■ Exercise requirements ■
Copy out every line of the records where the string "this" occurs.

■ Extracted entries ■
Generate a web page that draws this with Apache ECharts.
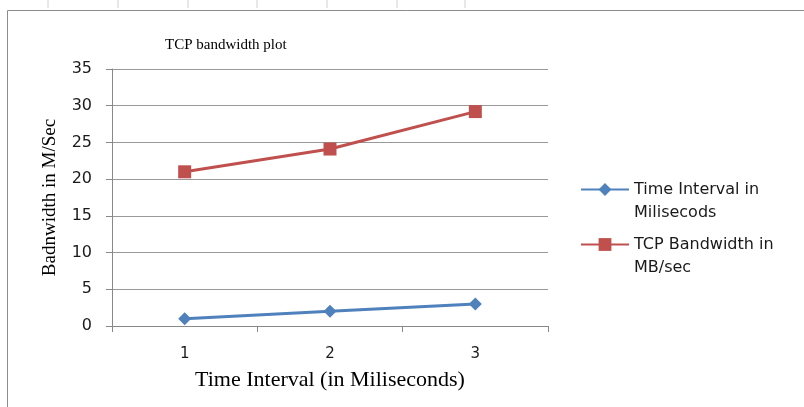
<!DOCTYPE html>
<html>
<head>
<meta charset="utf-8">
<script src="https://cdn.jsdelivr.net/npm/echarts@6/dist/echarts.min.js"></script>
<style>
  html, body { margin: 0; padding: 0; background: #fff; }
  #main { width: 804px; height: 407px; }
</style>
</head>
<body>
<div id="main"></div>
<script>
// data
var categories = ['1', '2', '3'];
var timeInterval = [1, 2, 3];
var tcpBandwidth = [21, 24.1, 29.2];
var seriesNames = ['Time Interval in\nMilisecods', 'TCP Bandwidth in\nMB/sec'];

var serif = '"Liberation Serif", "DejaVu Serif", serif';
var sans = '"DejaVu Sans", sans-serif';

var myChart = echarts.init(document.getElementById('main'));

// spreadsheet cell lines around the chart object
var sheetLines = [];
[48, 118, 188, 257, 327, 397, 465].forEach(function (x) {
    sheetLines.push({type: 'line', shape: {x1: x, y1: 0, x2: x, y2: 8}, style: {stroke: '#d0d0d0', lineWidth: 1}});
});

myChart.setOption({
    animation: false,
    title: {
        text: 'TCP bandwidth plot',
        left: 160,
        top: 33,
        textStyle: {fontFamily: serif, fontSize: 15, fontWeight: 'normal', color: '#000'}
    },
    legend: {
        orient: 'vertical',
        left: 575,
        top: 150,
        itemGap: -14,
        itemWidth: 48,
        itemHeight: 16,
        data: seriesNames,
        // blank first line so the icon sits beside the first text line
        formatter: function (name) { return '\u00a0\n' + name; },
        textStyle: {fontFamily: sans, fontSize: 16, color: '#1a1a1a', lineHeight: 23}
    },
    grid: {left: 112, right: 256, top: 69, bottom: 81},
    xAxis: {
        type: 'category',
        data: categories,
        boundaryGap: true,
        name: 'Time Interval (in Miliseconds)',
        nameLocation: 'middle',
        nameGap: 43,
        nameTextStyle: {fontFamily: serif, fontSize: 22, color: '#000'},
        axisLine: {lineStyle: {color: '#888'}},
        axisTick: {show: true, length: 6, lineStyle: {color: '#888'}},
        axisLabel: {fontFamily: sans, fontSize: 15, color: '#1a1a1a', margin: 21}
    },
    yAxis: {
        type: 'value',
        min: 0,
        max: 35,
        interval: 5,
        name: 'Badnwidth in M/Sec',
        nameLocation: 'middle',
        nameGap: 52,
        nameTextStyle: {fontFamily: serif, fontSize: 19, color: '#000'},
        axisLine: {show: true, lineStyle: {color: '#888'}},
        axisTick: {show: true, length: 6, lineStyle: {color: '#888'}},
        axisLabel: {fontFamily: sans, fontSize: 16, color: '#1a1a1a', margin: 20},
        splitLine: {lineStyle: {color: '#999'}}
    },
    series: [{
        name: seriesNames[0],
        type: 'line',
        data: timeInterval,
        symbol: 'diamond',
        symbolSize: 13,
        color: '#4F81BD',
        lineStyle: {width: 3}
    }, {
        name: seriesNames[1],
        type: 'line',
        data: tcpBandwidth,
        symbol: 'rect',
        symbolSize: 13,
        color: '#C0504D',
        lineStyle: {width: 3}
    }],
    graphic: sheetLines.concat([{
        type: 'rect',
        shape: {x: 7.5, y: 10.5, width: 810, height: 410},
        style: {fill: 'none', stroke: '#8c8c8c', lineWidth: 1}
    }])
});
</script>
</body>
</html>
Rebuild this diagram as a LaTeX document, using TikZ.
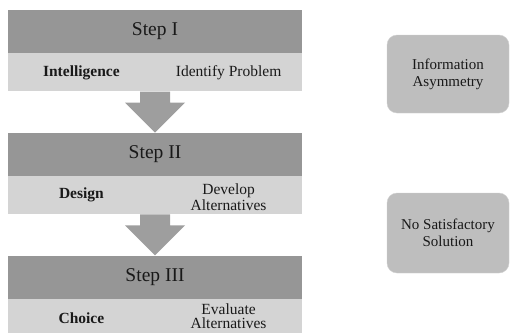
\documentclass[tikz,border=0pt]{standalone}
\usepackage{fontspec}
\setmainfont{Liberation Serif}
\usetikzlibrary{positioning,calc}

\definecolor{headgray}{RGB}{150,150,150}
\definecolor{rowgray}{RGB}{212,212,212}
\definecolor{arrowgray}{RGB}{158,158,158}
\definecolor{boxgray}{RGB}{190,190,190}
\definecolor{boxedge}{RGB}{208,208,208}
\definecolor{inkgray}{RGB}{25,25,25}

\begin{document}
\begin{tikzpicture}[x=1pt,y=-1pt,
  stephead/.style={fill=headgray, minimum width=294pt, minimum height=43pt, inner sep=0pt,
    font=\fontsize{19.5}{22}\selectfont, text=inkgray},
  steprow/.style={fill=rowgray, minimum width=294pt, minimum height=38pt, inner sep=0pt},
  phase/.style={font=\fontsize{15.5}{18}\bfseries\selectfont, text=inkgray},
  task/.style={font=\fontsize{15.5}{14}\selectfont, text=inkgray, align=center},
  issue/.style={fill=boxgray, draw=boxedge, rounded corners=10pt, minimum width=122pt,
    inner sep=0pt, font=\fontsize{15}{17}\selectfont, text=inkgray, align=center}]
  \useasboundingbox (0,0) rectangle (510,332);

  % steps
  \node[stephead] (stepA) at (155,31.5) {Step I};
  \node[steprow, below=0pt of stepA] (rowA) {};
  \node[stephead, below=41pt of rowA] (stepB) {Step II};
  \node[steprow, below=0pt of stepB] (rowB) {};
  \node[stephead, below=41pt of rowB] (stepC) {Step III};
  \node[steprow, below=0pt of stepC] (rowC) {};

  % labels in the rows
  \node[phase] (phaseA) at ($(rowA.center)!0.5!(rowA.west)$) {Intelligence};
  \node[task] (taskA) at ($(rowA.center)!0.5!(rowA.east)$) {Identify Problem};
  \node[phase] (phaseB) at ($(rowB.center)!0.5!(rowB.west)$) {Design};
  \node[task, yshift=-2pt] (taskB) at ($(rowB.center)!0.5!(rowB.east)$) {Develop\\Alternatives};
  \node[phase] (phaseC) at ($(rowC.center)!0.5!(rowC.west)$) {Choice};
  \node[task, yshift=2pt] (taskC) at ($(rowC.center)!0.5!(rowC.east)$) {Evaluate\\Alternatives};

  % block arrows
  \foreach \from/\to in {rowA/stepB, rowB/stepC}
    \fill[arrowgray] ($(\from.south)+(-15,0)$) -- ($(\from.south)+(15,0)$)
      -- ($(\from.south)+(15,11)$) -- ($(\from.south)+(30,11)$) -- (\to.north)
      -- ($(\from.south)+(-30,11)$) -- ($(\from.south)+(-15,11)$) -- cycle;

  % side boxes
  \node[issue, minimum height=78pt] (infoA) at (448,74) {Information\\Asymmetry};
  \node[issue, minimum height=80pt] (infoB) at (448,233) {No Satisfactory\\Solution};
\end{tikzpicture}
\end{document}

■ Output of the exercise ■
Generate a web page that draws this with Apache ECharts.
Rebuild this diagram as a LaTeX document, using TikZ.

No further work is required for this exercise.